Das Ende der Tabakindustrie in Deutschland

In letzten Zügen

Seite 3
Von

Was sich viel stärker geändert hat als der Zigarettenabsatz, ist die sozi­ale Schichtung der Tabakkonsumenten: Das Deutsche Ärzteblatt hatte in einer Studie 2011 ermittelt, dass »sich in der Oberschicht der Raucheranteil von 40 Prozent Mitte der sechziger Jahre auf 19 Prozent im Jahr 2010 mehr als halbiert hatte«. In den ­»unteren sozialen Schichten« hingegen sei die Raucherquote mit etwa 34 Prozent seit Mitte der siebziger Jahre stabil geblieben. 2004 betrug ­einer Studie des Deutschen Krebsforschungszentrums zufolge der Raucheranteil bei denjenigen, die beruflich »einfache manuelle Tätig­keiten« verrichten, 50 Prozent; auf der anderen Seite hat der Raucher­anteil bei Gymnasiasten und Studenten in­zwischen den Tiefststand in der ­Ge­schichte der Bundesrepublik erreicht.

Mittlerweile gilt der Tabakkonsum also geradezu als Stigma der sozial Benachteiligten. »Wer da rauchend auf der Straße steht, wird fast zwangsläufig der sozialen Gruppe zuge­ordnet, zu welcher auch die Bettler, Schnorrer und Penner gehören«, kommentierte die FAZ 2006 die Auswirkungen der rigiden Antirauchergesetze in den USA. Immer noch weiter zu rauchen, ist auch ein Erkennungsmerkmal jener verstockten Mittelalten, die sich einfach nicht dahin verbiegen können, die neue digital-prekäre Zeit auch noch schön zu ­finden, sondern obstinat an Sitten aus einer untergegangenen Epoche festhalten, in der eher Gewerkschaften und Unternehmerverbände die Politik bestimmten als NGOs und die segelnde Unschuld vom schwedischen Lande.
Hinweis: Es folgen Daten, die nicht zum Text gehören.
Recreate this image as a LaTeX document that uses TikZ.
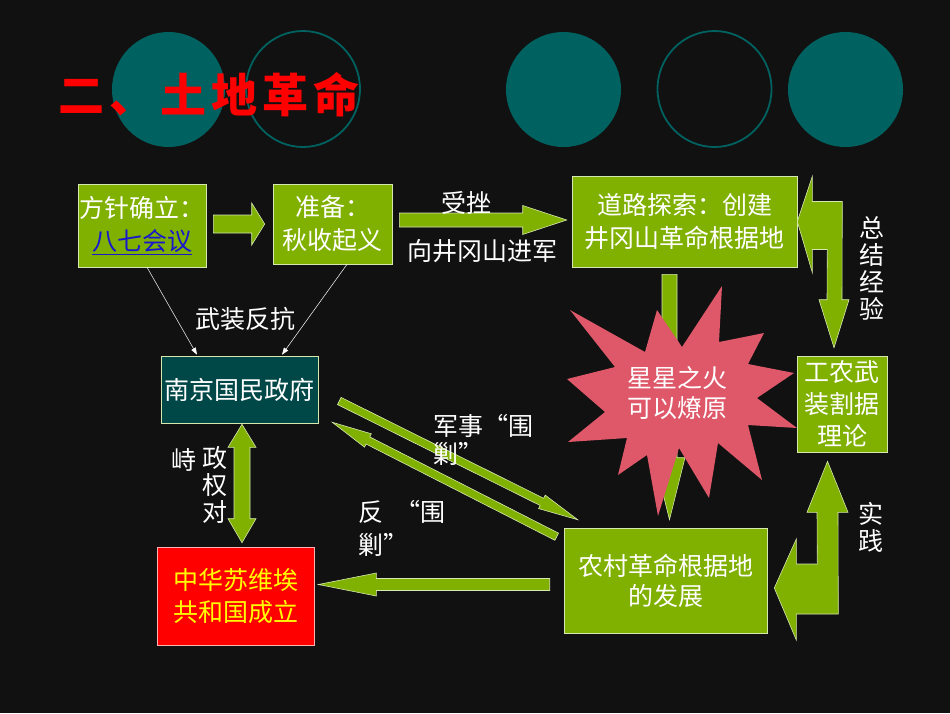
\documentclass[tikz,border=0pt]{standalone}
\usepackage{fontspec}
\setmainfont{Noto Sans CJK SC}
\usetikzlibrary{arrows.meta,calc}
\definecolor{bg}{RGB}{17,17,17}
\definecolor{tealc}{RGB}{0,98,96}
\definecolor{grn}{RGB}{128,176,0}
\definecolor{bord}{RGB}{214,232,176}
\definecolor{njc}{RGB}{0,72,72}
\definecolor{starc}{RGB}{222,88,106}
\definecolor{linkblue}{RGB}{24,24,204}
\definecolor{yel}{RGB}{255,255,0}
\definecolor{redc}{RGB}{255,0,0}
\newcommand\blkarr[5]{%
  \coordinate (hb) at ($(#2)!#5!(#1)$);
  \draw[barrow] ($(#1)!#3!90:(#2)$) -- ($(hb)!#3!90:(#2)$) -- ($(hb)!#4!90:(#2)$) -- (#2)
    -- ($(hb)!#4!-90:(#2)$) -- ($(hb)!#3!-90:(#2)$) -- ($(#1)!#3!-90:(#2)$) -- cycle;}
\begin{document}
\begin{tikzpicture}[x=1pt,y=-1pt,
  txt/.style={text=white,font=\fontsize{25}{33}\selectfont,inner sep=0pt,align=center},
  vtxt/.style={text=white,font=\fontsize{25}{27}\selectfont,inner sep=0pt,align=center},
  gbox/.style={draw=bord,line width=0.6pt,fill=grn,inner sep=0pt,align=center,text=white,font=\fontsize{25}{33}\selectfont},
  barrow/.style={draw=bord,line width=0.6pt,fill=grn},
  thinarr/.style={draw=white,line width=0.5pt,-{Triangle[length=7pt,width=5pt]}}
]
\fill[bg] (0,0) rectangle (950,713);
\useasboundingbox (0,0) rectangle (950,713);
% circles
\fill[tealc] (168.5,89.5) ellipse [x radius=56.5, y radius=57.5];
\draw[tealc,line width=1.8pt] (303,89) ellipse [x radius=57, y radius=58];
\fill[tealc] (563.5,89.5) ellipse [x radius=57.5, y radius=57.5];
\draw[tealc,line width=1.8pt] (714.5,89) ellipse [x radius=57, y radius=58];
\fill[tealc] (845.5,89.5) ellipse [x radius=57.5, y radius=57.5];
% title
\node[anchor=west,inner sep=0pt,text=redc,font=\fontsize{46}{46}\selectfont\bfseries] (title) at (58,95)
  {二\hspace{5pt}、\hspace{5pt}土\hspace{5pt}地\hspace{5pt}革\hspace{5pt}命};
% boxes
\node[gbox,minimum width=128pt,minimum height=83pt] (a) at (142,225.5) {方针确立：\\\textcolor{linkblue}{\underline{八七会议}}};
\node[gbox,minimum width=119pt,minimum height=80pt] (b) at (332.5,224) {准备：\\秋收起义};
\node[gbox,minimum width=225pt,minimum height=91pt] (c) at (684.5,221.5) {道路探索：创建\\井冈山革命根据地};
\node[gbox,minimum width=90pt,minimum height=96pt,font=\fontsize{25}{32}\selectfont] (th) at (842,404) {工农武\\装割据\\理论};
\node[gbox,minimum width=203pt,minimum height=105pt,font=\fontsize{25}{30}\selectfont] (ru) at (665.5,580.5) {农村革命根据地\\的发展};
\node[draw=bord,line width=0.6pt,fill=njc,inner sep=0pt,text=white,font=\fontsize{25}{33}\selectfont,minimum width=157pt,minimum height=67pt] (nj) at (239.5,389.5) {南京国民政府};
\node[draw=white!70!redc,line width=0.6pt,fill=redc,inner sep=0pt,align=center,text=yel,font=\fontsize{25}{32}\selectfont,minimum width=157pt,minimum height=98pt] (sv) at (235.5,596) {中华苏维埃\\共和国成立};
% block arrows
\coordinate (ab1) at ($(a.east)+(7,-1.5)$);
\coordinate (ab2) at ($(b.west)+(-8,0)$);
\blkarr{ab1}{ab2}{9pt}{21pt}{13pt}
\coordinate (bc1) at ($(b.east)+(7,-4)$);
\coordinate (bc2) at ($(c.west)+(-5,-1.5)$);
\blkarr{bc1}{bc2}{7pt}{14.5pt}{44pt}
\coordinate (cr1) at ($(c.south)+(-15,7)$);
\coordinate (cr2) at ($(ru.north)+(4,-8)$);
\blkarr{cr1}{cr2}{7.5pt}{15.5pt}{62pt}
\coordinate (rs1) at ($(ru.west)+(-14,4)$);
\coordinate (rs2) at ($(sv.east)+(4,-11.5)$);
\blkarr{rs1}{rs2}{6pt}{11.5pt}{58pt}
\coordinate (nr1) at ($(nj.east)+(21,11.5)$);
\coordinate (nr2) at ($(ru.north west)+(14,-8)$);
\blkarr{nr1}{nr2}{4pt}{7.5pt}{40pt}
\coordinate (rn1) at ($(ru.north west)+(-7,9)$);
\coordinate (rn2) at ($(nj.south east)+(14,-1)$);
\blkarr{rn1}{rn2}{4pt}{7.5pt}{40pt}
% double arrow
\coordinate (d1) at ($(nj.south)+(2.5,1)$);
\coordinate (d2) at ($(sv.north)+(6.5,-4)$);
\draw[barrow] (d1) -- ($(d1)+(14,23)$) -- ($(d1)+(8,23)$) -- ($(d2)+(8,-24)$) -- ($(d2)+(14,-24)$) -- (d2)
  -- ($(d2)+(-14,-24)$) -- ($(d2)+(-8,-24)$) -- ($(d1)+(-8,23)$) -- ($(d1)+(-14,23)$) -- cycle;
% loop arrow (summary)
\coordinate (L) at (c.east);
\coordinate (D) at ($(th.north)+(-8,-8)$);
\draw[barrow] (L) -- ($(L)+(15,-45)$) -- ($(L)+(15,-20)$) -- ($(L)+(45,-20)$) -- ($(D)+(8,-48)$) -- ($(D)+(15,-48)$)
  -- (D) -- ($(D)+(-15,-48)$) -- ($(D)+(-7,-48)$) -- ($(L)+(30,28)$) -- ($(L)+(15,28)$) -- ($(L)+(15,51)$) -- cycle;
% practice arrow
\coordinate (S) at ($(ru.east)+(7,7.5)$);
\coordinate (U) at ($(th.south)+(-14.5,9)$);
\draw[barrow] (S) -- ($(S)+(22,-49)$) -- ($(S)+(22,-24)$) -- ($(S)+(43,-24)$) -- ($(U)+(-10.5,51)$) -- ($(U)+(-20.5,51)$)
  -- (U) -- ($(U)+(20.5,51)$) -- ($(U)+(10.5,51)$) -- ($(S)+(64,26)$) -- ($(S)+(22,26)$) -- ($(S)+(22,52)$) -- cycle;
% star
\fill[starc] (722,286) -- (719,342) -- (764,333) -- (748,364) -- (794,373) -- (757,398) -- (797,428) -- (748,425)
  -- (762,480) -- (718,443) -- (709,498) -- (679,448) -- (658,516) -- (647,455) -- (618,475) -- (627,438)
  -- (568,442) -- (605,412) -- (567,379) -- (615,367) -- (570,310) -- (645,352) -- (657,310) -- (682,347) -- cycle;
\node[txt,font=\fontsize{25}{30}\selectfont] (fire) at (677,393) {星星之火\\可以燎原};
% thin arrows
\draw[thinarr] ($(a.south)+(5,0)$) -- ($(nj.north)+(-42.5,-1)$);
\draw[thinarr] ($(b.south)+(14.5,0)$) -- ($(nj.north)+(42.5,-1)$);
% labels
\node[txt] (l1) at (466,203) {受挫};
\node[txt] (l2) at (482,251) {向井冈山进军};
\node[txt] (l3) at (245.5,319) {武装反抗};
\node[vtxt] (l4) at (872,268.5) {总\\结\\经\\验};
\node[vtxt] (l5) at (871,527.5) {实\\践};
\node[vtxt] (l6) at (214.5,485) {政\\权\\对};
\node[vtxt] (l7) at (183.5,460) {峙};
\node[txt,align=left,anchor=west,font=\fontsize{25}{28}\selectfont] (l8) at (433,440) {军事“围\\剿”};
\node[txt,align=left,anchor=west,font=\fontsize{25}{33}\selectfont] (l9) at (358,528.5) {反\hspace{12pt}“围\\剿”};
\end{tikzpicture}
\end{document}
Vielleicht steckt in dem Festhalten am Tabak auch die noch nicht ganz ausgerottete Erinnerung daran, was Zigarren und insbeson­dere Zigaretten kulturell einmal verkörperten.
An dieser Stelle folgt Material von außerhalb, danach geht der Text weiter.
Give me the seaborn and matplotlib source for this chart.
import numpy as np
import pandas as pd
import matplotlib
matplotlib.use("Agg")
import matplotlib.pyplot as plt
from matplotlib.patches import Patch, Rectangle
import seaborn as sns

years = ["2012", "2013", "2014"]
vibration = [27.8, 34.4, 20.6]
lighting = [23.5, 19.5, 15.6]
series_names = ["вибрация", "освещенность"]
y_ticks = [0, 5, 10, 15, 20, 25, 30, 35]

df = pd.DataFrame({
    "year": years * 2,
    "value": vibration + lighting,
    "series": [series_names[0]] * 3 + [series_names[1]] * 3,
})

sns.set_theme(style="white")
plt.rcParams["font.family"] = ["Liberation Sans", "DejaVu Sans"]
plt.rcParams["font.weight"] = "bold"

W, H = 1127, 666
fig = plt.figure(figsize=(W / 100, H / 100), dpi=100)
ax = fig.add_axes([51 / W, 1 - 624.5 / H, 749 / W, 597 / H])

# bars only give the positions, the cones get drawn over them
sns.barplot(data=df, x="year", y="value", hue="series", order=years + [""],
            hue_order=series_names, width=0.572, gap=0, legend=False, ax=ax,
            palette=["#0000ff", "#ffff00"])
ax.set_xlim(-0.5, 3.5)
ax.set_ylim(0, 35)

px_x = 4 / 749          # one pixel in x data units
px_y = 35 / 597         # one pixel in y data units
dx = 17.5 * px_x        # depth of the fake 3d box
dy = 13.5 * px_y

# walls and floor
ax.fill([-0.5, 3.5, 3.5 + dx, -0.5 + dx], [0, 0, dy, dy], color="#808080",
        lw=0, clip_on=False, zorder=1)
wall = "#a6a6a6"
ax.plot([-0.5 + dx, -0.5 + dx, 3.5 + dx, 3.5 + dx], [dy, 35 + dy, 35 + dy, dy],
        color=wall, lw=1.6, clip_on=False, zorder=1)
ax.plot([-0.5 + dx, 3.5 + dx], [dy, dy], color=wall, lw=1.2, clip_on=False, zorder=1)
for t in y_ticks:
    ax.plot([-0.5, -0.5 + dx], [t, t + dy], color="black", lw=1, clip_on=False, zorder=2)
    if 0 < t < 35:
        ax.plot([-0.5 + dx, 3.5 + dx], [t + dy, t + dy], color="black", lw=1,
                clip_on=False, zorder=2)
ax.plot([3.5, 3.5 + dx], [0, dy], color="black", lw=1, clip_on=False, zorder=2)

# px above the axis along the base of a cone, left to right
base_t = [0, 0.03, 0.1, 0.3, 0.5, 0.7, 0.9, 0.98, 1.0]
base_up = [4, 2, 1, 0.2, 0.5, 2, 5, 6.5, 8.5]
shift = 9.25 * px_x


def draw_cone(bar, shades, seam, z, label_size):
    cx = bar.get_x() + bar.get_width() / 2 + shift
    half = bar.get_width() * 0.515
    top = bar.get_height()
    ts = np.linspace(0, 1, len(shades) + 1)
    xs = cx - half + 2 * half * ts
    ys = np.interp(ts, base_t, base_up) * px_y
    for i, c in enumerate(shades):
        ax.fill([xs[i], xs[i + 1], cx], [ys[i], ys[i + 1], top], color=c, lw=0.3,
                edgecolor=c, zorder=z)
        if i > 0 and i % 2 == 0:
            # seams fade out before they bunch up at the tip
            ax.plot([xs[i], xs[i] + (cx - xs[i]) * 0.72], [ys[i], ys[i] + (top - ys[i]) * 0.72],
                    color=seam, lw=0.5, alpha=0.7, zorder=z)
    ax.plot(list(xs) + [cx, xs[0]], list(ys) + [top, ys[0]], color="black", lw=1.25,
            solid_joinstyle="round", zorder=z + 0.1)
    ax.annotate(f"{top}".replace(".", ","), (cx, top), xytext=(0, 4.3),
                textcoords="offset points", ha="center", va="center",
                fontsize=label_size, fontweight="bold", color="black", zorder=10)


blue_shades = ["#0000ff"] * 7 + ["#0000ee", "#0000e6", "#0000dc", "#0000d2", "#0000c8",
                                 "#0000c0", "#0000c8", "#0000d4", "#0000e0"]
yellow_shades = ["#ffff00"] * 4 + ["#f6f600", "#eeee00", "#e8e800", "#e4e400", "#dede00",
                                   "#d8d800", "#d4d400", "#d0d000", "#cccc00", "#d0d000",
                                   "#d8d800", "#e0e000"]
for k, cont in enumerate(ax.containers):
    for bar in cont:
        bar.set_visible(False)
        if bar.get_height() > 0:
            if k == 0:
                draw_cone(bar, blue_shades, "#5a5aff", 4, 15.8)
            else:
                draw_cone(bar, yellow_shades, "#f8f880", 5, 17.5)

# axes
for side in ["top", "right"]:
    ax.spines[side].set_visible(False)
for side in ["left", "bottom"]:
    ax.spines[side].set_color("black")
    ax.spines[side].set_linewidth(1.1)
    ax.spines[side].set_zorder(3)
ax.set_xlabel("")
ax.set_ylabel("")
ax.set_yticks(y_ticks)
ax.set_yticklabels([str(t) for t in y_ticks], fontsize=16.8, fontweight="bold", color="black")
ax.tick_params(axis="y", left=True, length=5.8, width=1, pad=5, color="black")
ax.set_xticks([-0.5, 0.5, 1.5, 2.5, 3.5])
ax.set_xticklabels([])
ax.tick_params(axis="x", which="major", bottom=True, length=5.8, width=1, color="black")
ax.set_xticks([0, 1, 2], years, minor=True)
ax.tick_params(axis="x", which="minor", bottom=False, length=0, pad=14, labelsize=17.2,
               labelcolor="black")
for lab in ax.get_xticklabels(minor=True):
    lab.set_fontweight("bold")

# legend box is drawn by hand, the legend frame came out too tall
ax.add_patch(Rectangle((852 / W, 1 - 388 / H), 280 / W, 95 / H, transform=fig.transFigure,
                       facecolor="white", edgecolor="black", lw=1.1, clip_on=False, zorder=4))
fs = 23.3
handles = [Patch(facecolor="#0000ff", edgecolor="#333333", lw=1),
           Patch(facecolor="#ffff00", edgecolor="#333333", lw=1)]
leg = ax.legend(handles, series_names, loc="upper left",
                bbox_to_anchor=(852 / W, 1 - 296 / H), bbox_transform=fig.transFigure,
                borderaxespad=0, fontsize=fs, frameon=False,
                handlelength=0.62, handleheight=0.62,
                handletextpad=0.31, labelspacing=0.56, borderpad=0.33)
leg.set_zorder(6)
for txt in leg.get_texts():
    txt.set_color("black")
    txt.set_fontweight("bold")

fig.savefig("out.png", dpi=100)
Jedenfalls waren es seit der Entdeckung und Verbreitung des Tabaks immer die Autokraten, die die Tabakkonsumenten mit drakonischen ­Verboten bedrohten oder im Eigeninteresse übermäßig besteuerten: Man wäre versucht, eine Linie zu ziehen vom spanischen Klerus der ­Inquisition über den grausamen Sultan Murad IV. bis zu Adolf Hitler, der die in der Novemberrevolution erkämpfte Erlaubnis, beispielsweise in der Eisenbahn oder am Arbeitsplatz zu rauchen, wieder einschränkte, weil er den Tabak für ein »Rassegift« hielt, mit dem die Indianer sich für den Alkohol an den Weißen rächen wollten – aber das bedeutete mit Sicherheit, die historischen Parallelen zwischen diesen fanatischen Nichtrauchern überzustrapazieren. Eher lässt sich eine demokratisch-egalitäre Kontinuität des Rauchens festhalten: Setzte das Bürgertum das Recht, auf offener Straße Zigarren zu rauchen, in der Paulskirche gegen den preußischen König durch, so ­stehen die Emanzipationsbewegungen des Proletariats und der Frauen gleichermaßen im Zeichen der industriell hergestellten Zigarette: Ihr Konsum drückte aus, dass man, ob im Haushalt oder in der Fabrik, selbst über seinen Körper verfügen wollte, um teilzuhaben am bislang männlich-bürgerlichen Privileg des Rauchens als kontemplativer Unterbrechung des Alltags mitsamt seiner Pflichten.

Diese egalitäre Tendenz der Industriegesellschaft, die sich in der Zigarette versinnbildlichte, endet mit der Deindustrialisierung, in deren Zuge der Anteil des Arbeitseinkommens am gesellschaftlichen Reichtum ­stetig sank, während jener der Rendite aus zunächst Aktien und jetzt ­Immobilien stieg und sich die Gesundheitsbewussten von den Un­gesunden separierten. Um nicht missverstanden zu werden: Daraus ergibt sich für den, der mit dieser Entwicklung nicht einverstanden ist, nicht die Notwendigkeit, weiter zu rauchen oder es (wieder) anzufangen, denn als bloße Protestgeste wäre es das Lungenkrebsrisiko nicht wert. Notwendig wäre es aber, dem alles andere als stummen Zwang der Verhältnisse zum Nichtrauchen zu widersprechen und das Recht der Einzelnen auf kleine, sinnlose Lustbarkeiten wider das ökonomische Nützlichkeitskalkül von Krankenkassen und alerten Volkspädagogen zu verteidigen – auch wenn man selbst Nichtraucher ist.